> TASK STATEMENT:
Up to and including the line with "ax.spines['bottom'].set_zorder(5)", reproduce the listing below exactly, beginning at its first line.

> EXERCISE INPUT:
-- BEGIN --

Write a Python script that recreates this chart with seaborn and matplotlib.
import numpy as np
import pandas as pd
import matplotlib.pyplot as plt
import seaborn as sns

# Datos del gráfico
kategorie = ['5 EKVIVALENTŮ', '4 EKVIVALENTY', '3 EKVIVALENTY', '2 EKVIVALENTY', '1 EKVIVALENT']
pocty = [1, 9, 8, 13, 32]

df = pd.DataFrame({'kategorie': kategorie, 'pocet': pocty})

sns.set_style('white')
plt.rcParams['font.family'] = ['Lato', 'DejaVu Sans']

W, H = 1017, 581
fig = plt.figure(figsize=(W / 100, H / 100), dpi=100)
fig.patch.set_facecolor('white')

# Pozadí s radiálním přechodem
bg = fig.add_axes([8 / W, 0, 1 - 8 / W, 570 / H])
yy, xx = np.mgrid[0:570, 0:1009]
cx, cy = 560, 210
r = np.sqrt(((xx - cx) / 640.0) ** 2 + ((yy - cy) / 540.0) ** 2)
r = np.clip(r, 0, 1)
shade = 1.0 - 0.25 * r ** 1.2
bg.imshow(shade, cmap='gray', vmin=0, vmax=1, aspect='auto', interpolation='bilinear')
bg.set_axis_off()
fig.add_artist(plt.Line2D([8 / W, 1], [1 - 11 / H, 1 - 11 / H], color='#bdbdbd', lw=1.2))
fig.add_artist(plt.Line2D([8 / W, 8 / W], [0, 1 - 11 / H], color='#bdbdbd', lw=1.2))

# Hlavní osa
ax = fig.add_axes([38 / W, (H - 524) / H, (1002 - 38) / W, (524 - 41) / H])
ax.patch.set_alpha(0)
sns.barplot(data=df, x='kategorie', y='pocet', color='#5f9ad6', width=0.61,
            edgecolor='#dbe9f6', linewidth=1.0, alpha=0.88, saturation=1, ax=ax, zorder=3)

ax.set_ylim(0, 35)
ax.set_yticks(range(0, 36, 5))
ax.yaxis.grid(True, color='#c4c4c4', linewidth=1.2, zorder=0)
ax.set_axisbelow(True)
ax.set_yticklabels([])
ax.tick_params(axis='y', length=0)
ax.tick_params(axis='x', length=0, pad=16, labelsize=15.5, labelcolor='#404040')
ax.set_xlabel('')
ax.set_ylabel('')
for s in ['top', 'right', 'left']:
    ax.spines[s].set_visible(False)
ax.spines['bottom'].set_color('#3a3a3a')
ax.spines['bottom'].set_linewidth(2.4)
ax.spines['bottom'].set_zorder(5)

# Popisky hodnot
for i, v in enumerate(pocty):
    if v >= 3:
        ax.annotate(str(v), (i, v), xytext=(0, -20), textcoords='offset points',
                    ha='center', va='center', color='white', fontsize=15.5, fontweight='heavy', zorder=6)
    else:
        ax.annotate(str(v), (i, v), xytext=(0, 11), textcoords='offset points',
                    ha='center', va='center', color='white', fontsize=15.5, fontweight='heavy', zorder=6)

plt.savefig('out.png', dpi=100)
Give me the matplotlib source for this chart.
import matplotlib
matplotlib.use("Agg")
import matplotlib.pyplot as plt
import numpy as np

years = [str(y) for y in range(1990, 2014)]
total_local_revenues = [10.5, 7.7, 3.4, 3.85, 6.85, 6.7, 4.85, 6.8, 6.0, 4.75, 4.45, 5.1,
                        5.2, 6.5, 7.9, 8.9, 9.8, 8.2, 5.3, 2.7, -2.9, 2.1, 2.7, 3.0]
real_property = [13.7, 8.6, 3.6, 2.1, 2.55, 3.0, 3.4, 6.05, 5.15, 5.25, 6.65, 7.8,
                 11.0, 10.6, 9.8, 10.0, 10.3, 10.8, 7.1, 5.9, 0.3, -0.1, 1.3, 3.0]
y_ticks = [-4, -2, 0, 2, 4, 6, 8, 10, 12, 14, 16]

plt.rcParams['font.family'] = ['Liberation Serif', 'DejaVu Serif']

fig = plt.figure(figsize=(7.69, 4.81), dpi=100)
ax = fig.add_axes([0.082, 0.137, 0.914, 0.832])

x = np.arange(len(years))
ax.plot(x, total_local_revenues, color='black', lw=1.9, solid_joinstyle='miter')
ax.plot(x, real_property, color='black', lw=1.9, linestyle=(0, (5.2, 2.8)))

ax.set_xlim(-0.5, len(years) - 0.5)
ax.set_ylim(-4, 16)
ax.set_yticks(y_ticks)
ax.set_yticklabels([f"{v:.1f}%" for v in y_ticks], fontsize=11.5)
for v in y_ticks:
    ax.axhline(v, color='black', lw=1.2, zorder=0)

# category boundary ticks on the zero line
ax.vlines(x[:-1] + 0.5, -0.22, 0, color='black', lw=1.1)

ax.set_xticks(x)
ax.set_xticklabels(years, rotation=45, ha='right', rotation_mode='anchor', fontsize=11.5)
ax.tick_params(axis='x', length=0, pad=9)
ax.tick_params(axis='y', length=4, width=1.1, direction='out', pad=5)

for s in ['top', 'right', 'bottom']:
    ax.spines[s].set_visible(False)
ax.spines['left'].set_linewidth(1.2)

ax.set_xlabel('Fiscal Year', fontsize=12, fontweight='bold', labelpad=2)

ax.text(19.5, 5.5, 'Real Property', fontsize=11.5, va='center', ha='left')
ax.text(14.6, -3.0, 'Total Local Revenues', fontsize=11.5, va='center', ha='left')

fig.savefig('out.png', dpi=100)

-- END --

> OUTPUT FOR THIS TASK:
Write a Python script that recreates this chart with seaborn and matplotlib.
import numpy as np
import pandas as pd
import matplotlib.pyplot as plt
import seaborn as sns

# Datos del gráfico
kategorie = ['5 EKVIVALENTŮ', '4 EKVIVALENTY', '3 EKVIVALENTY', '2 EKVIVALENTY', '1 EKVIVALENT']
pocty = [1, 9, 8, 13, 32]

df = pd.DataFrame({'kategorie': kategorie, 'pocet': pocty})

sns.set_style('white')
plt.rcParams['font.family'] = ['Lato', 'DejaVu Sans']

W, H = 1017, 581
fig = plt.figure(figsize=(W / 100, H / 100), dpi=100)
fig.patch.set_facecolor('white')

# Pozadí s radiálním přechodem
bg = fig.add_axes([8 / W, 0, 1 - 8 / W, 570 / H])
yy, xx = np.mgrid[0:570, 0:1009]
cx, cy = 560, 210
r = np.sqrt(((xx - cx) / 640.0) ** 2 + ((yy - cy) / 540.0) ** 2)
r = np.clip(r, 0, 1)
shade = 1.0 - 0.25 * r ** 1.2
bg.imshow(shade, cmap='gray', vmin=0, vmax=1, aspect='auto', interpolation='bilinear')
bg.set_axis_off()
fig.add_artist(plt.Line2D([8 / W, 1], [1 - 11 / H, 1 - 11 / H], color='#bdbdbd', lw=1.2))
fig.add_artist(plt.Line2D([8 / W, 8 / W], [0, 1 - 11 / H], color='#bdbdbd', lw=1.2))

# Hlavní osa
ax = fig.add_axes([38 / W, (H - 524) / H, (1002 - 38) / W, (524 - 41) / H])
ax.patch.set_alpha(0)
sns.barplot(data=df, x='kategorie', y='pocet', color='#5f9ad6', width=0.61,
            edgecolor='#dbe9f6', linewidth=1.0, alpha=0.88, saturation=1, ax=ax, zorder=3)

ax.set_ylim(0, 35)
ax.set_yticks(range(0, 36, 5))
ax.yaxis.grid(True, color='#c4c4c4', linewidth=1.2, zorder=0)
ax.set_axisbelow(True)
ax.set_yticklabels([])
ax.tick_params(axis='y', length=0)
ax.tick_params(axis='x', length=0, pad=16, labelsize=15.5, labelcolor='#404040')
ax.set_xlabel('')
ax.set_ylabel('')
for s in ['top', 'right', 'left']:
    ax.spines[s].set_visible(False)
ax.spines['bottom'].set_color('#3a3a3a')
ax.spines['bottom'].set_linewidth(2.4)
ax.spines['bottom'].set_zorder(5)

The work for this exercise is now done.